Henry Miller (December 26, 1891 - June 7, 1980) was an American novelist.

Miller was born in New York City. He tried a variety of jobs and briefly attended City College of New York. In 1930, he moved to Paris, France where he lived until the outbreak of World War II.

During his first winter in Paris, he came close to starving. Sleeping in a different place each night, scrounging free meals whenever possible, he chanced upon Richard Osborn, an American lawyer, who gave him a free room in his apartment. Each morning, Osborn left ten francs on the kitchen table.

In the fall of 1931, Henry Miller got a job at the Tribune as a proofreader, thanks to his friend Alfred Perlès who worked there. He took the opportunity to submit some of his articles under Perlès name, since only the editorial staff were permitted to publish in the paper. That same year, at the Villa Seurat in Montparnasse, he wrote the erotic novel Tropic of Cancer, published in 1934.
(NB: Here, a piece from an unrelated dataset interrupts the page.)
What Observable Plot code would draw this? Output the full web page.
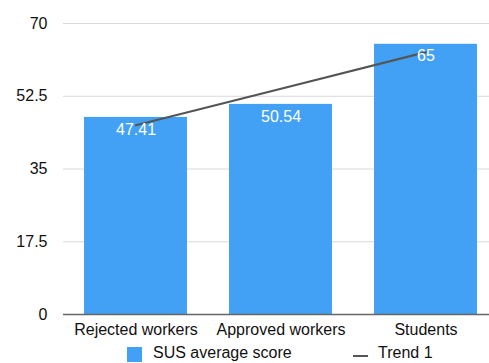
<!DOCTYPE html>
<html>
<head>
<meta charset="utf-8">
<script src="https://cdn.jsdelivr.net/npm/d3@7"></script>
<script src="https://cdn.jsdelivr.net/npm/@observablehq/plot@0.6"></script>
<style>
  body { margin: 0; background: #fff; font-family: "Liberation Sans", Arial, Helvetica, sans-serif; }
  #wrap { position: relative; width: 489px; height: 363px; }
  #legend { position: absolute; left: 0; top: 342px; width: 489px; height: 21px; font-size: 16px; color: #111; }
  .sw { position: absolute; top: 5px; width: 15px; height: 15px; background: #42a1f5; }
  .ln { position: absolute; top: 13px; width: 15px; height: 2px; background: #555; }
  .lt { position: absolute; top: 2px; }
</style>
</head>
<body>
<div id="wrap">
  <div id="chart"></div>
  <div id="legend">
    <div class="sw" style="left:127px"></div><div class="lt" style="left:153px">SUS average score</div>
    <div class="ln" style="left:353px"></div><div class="lt" style="left:378px">Trend 1</div>
  </div>
</div>
<script>
const categories = ["Rejected workers", "Approved workers", "Students"];
const scores = [47.41, 50.54, 65];
const yTicks = [0, 17.5, 35, 52.5, 70];
const valueLabels = ["47.41", "50.54", "65"];

const data = categories.map((c, i) => ({cat: c, v: scores[i], label: valueLabels[i]}));

// linear trend (least squares over category index)
const n = scores.length;
const xs = d3.range(n);
const mx = d3.mean(xs), my = d3.mean(scores);
const slope = d3.sum(xs, (x, i) => (x - mx) * (scores[i] - my)) / d3.sum(xs, x => (x - mx) ** 2);
const trend = categories.map((c, i) => ({cat: c, t: my + slope * (i - mx)}));

const chart = Plot.plot({
  width: 489,
  height: 342,
  marginLeft: 63,
  marginRight: 0,
  marginTop: 23,
  marginBottom: 28,
  style: {fontFamily: "'Liberation Sans', Arial, Helvetica, sans-serif", fontSize: "16px", color: "#111", background: "#fff", overflow: "hidden"},
  x: {domain: categories, range: [63, 498], paddingInner: 0.29, paddingOuter: 0.145, round: false, label: null, axis: null},
  y: {domain: [0, 70], label: null, axis: null},
  marks: [
    Plot.ruleY(yTicks, {stroke: "#d9d9d9"}),
    Plot.barY(data, {x: "cat", y: "v", fill: "#42a1f5"}),
    Plot.ruleY([0], {stroke: "#666", strokeWidth: 1.5}),
    Plot.axisY({ticks: yTicks, tickSize: 0, tickPadding: 16, label: null, fontSize: 16, tickFormat: d => String(d)}),
    Plot.axisX({tickSize: 0, tickPadding: 9, label: null, fontSize: 16}),
    Plot.lineY(trend, {x: "cat", y: "t", stroke: "#555", strokeWidth: 2.2}),
    Plot.text(data, {x: "cat", y: "v", text: "label", fill: "white", fontSize: 16, dy: 12})
  ]
});
document.getElementById("chart").appendChild(chart);
</script>
</body>
</html>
His antipuritanical book(s) did much to free the discussion of sexual subjects in American writing from both legal and social restrictions. He continued to write erotic novels that were banned in the United States on grounds of obscenity. Along with Tropic of Cancer, his Black Spring (1936), and Tropic of Capricorn (1939), were smuggled into his native country, building Miller an underground reputation.

In 1940 he returned to the United States settling in Big Sur, California. There he continued to produce his vividly written works which attacked contemporary American cultural values and moral attitudes.

The ultimate publication of Miller's Tropic of Cancer novel in the United States led to a series of obscenity trials that tested American laws on pornography. In 1964 the Supreme Court of the United States overruled the State Court findings of obscenity, one of the notable events in what has come to be known as the sexual revolution.

After his death, Henry Miller was cremated and his ashes scattered off Big Sur.